Centerline



Editing in progress.


Centerline combines video and sound to explore what happens when guidance is reduced to its smallest available cues. Through orientation, perception, and the systems that direct movement through space, it examines how we navigate when almost nothing remains—the moment a painted line ceases to be background and becomes the primary structure through which movement is understood.

The work moves between roads, gas stations, parking lots, motel rooms, and other temporary spaces of transit. Across these environments, recurring systems begin to echo one another: centerlines passing beneath the car, reflective lane markers, rotating hot dogs, slush machines turning beneath intermittent flashes of white light, long rows of refrigerator doors extending beneath fluorescent lighting, motel corridors receding into vanishing points, numbered doors, painted arrows, and the geometry of borrowed rooms.

These places are not destinations but infrastructures of orientation. They organize movement through repetition, rhythm, light, sound, and spatial arrangement. Roads direct the moving body. Gas stations slow it without fully stopping it. Motels suspend movement without resolving it. The room is borrowed, unfamiliar, and occupied only briefly. Motion becomes quieter without disappearing. HVAC systems cycle on and off. Mini refrigerators hum continuously. Plumbing moves through the walls. Distant footsteps arrive and disappear. Even in stillness, the building continues its own choreography.
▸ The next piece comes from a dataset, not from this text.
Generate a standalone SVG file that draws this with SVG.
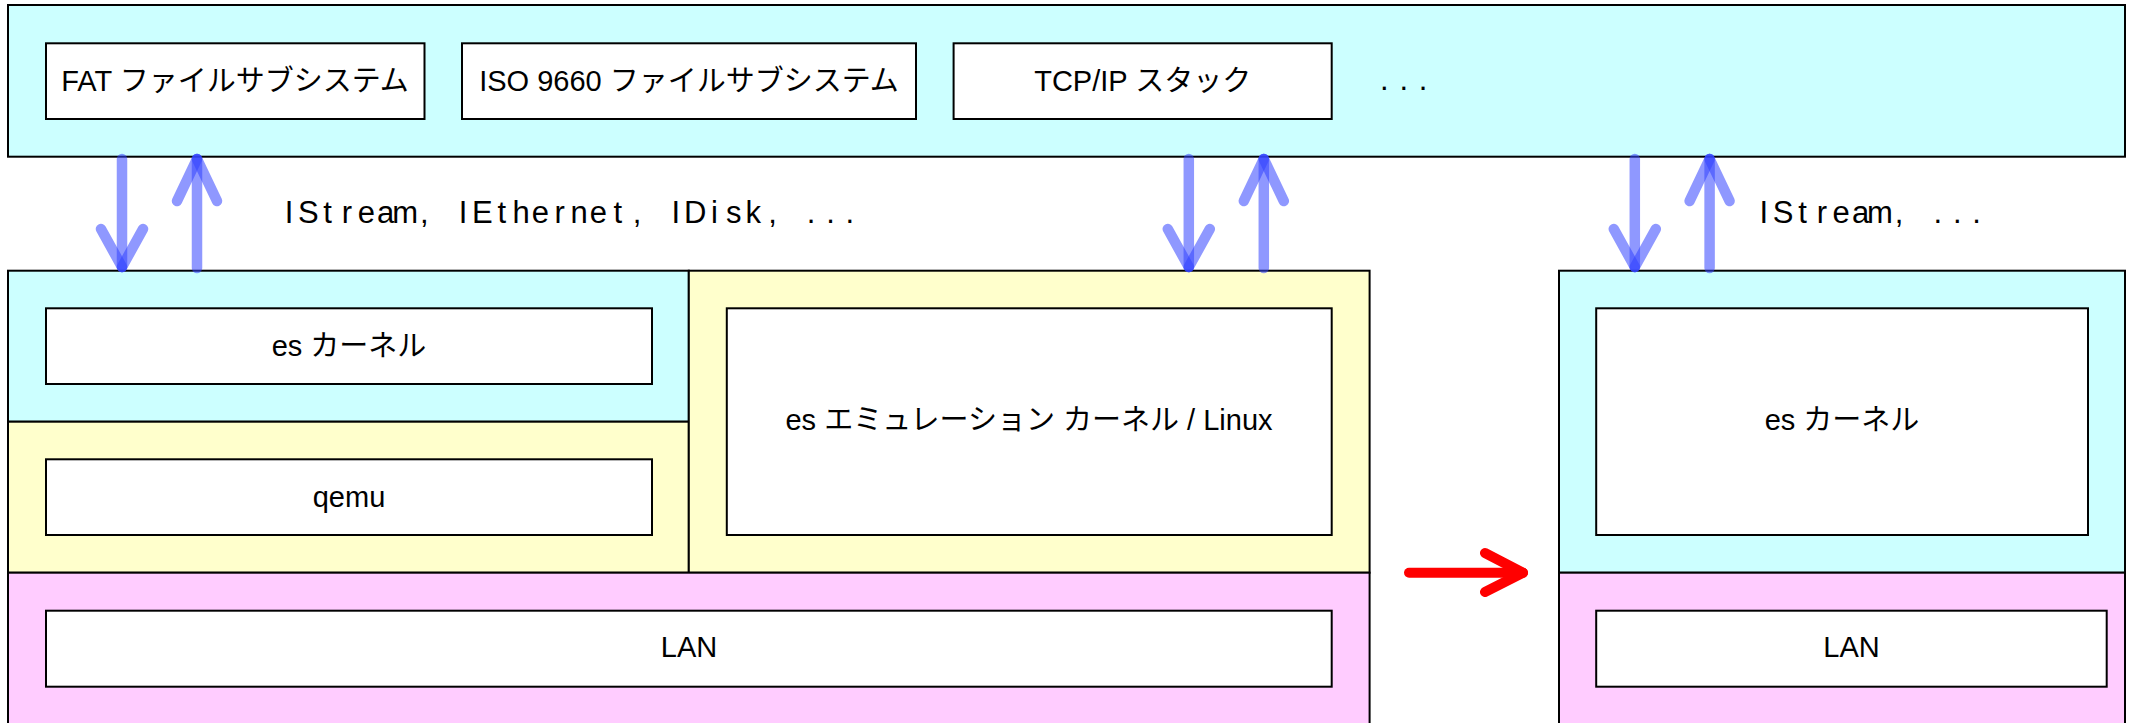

Sound is central to the work. Recordings gathered throughout the journey—including tires moving across changing pavement, rumble strips, windshield wipers, rotating slush machines, hot dog rollers, refrigeration units, fluorescent hum, motel room tone, hallway ambience, air conditioners, distant traffic, and roadside machinery—gradually become as important as the image itself. As visibility is reduced by darkness, rain, glare, speed, and fatigue, orientation shifts toward listening, vibration, rhythm, and habit.

The film unfolds through duration, repetition, and small perceptual adjustments rather than narrative progression. Roads dissolve into motel corridors. Fluorescent aisles echo painted lane markings. Rotating machines answer the rhythm of passing centerlines. The same directional logic reappears across roads, gas stations, parking lots, convenience stores, and temporary rooms until they begin to feel like parts of one continuous system.

The project began while driving alone through Arizona, Utah, and Nevada and becoming aware of the guidance systems embedded in the road: centerlines, reflective markers, arrows, rumble strips, and the changing vibration of the pavement beneath the tires. As visibility shifted between daylight, rain, dusk, and darkness, these markings became more important than the landscape itself.

One night I was pulled over by a police officer and told my headlights had been off. I hadn't realized. I had mistaken the darkness of the landscape for the limits of visibility itself.

That moment shifted the project. What began as an interest in painted lines, motel corridors, fluorescent interiors, and roadside infrastructure became a study of navigation under incomplete perception.

The project examines how trust is placed in these systems, how perception adjusts as conditions change, and how the body continues forward by following little more than white lines on black pavement.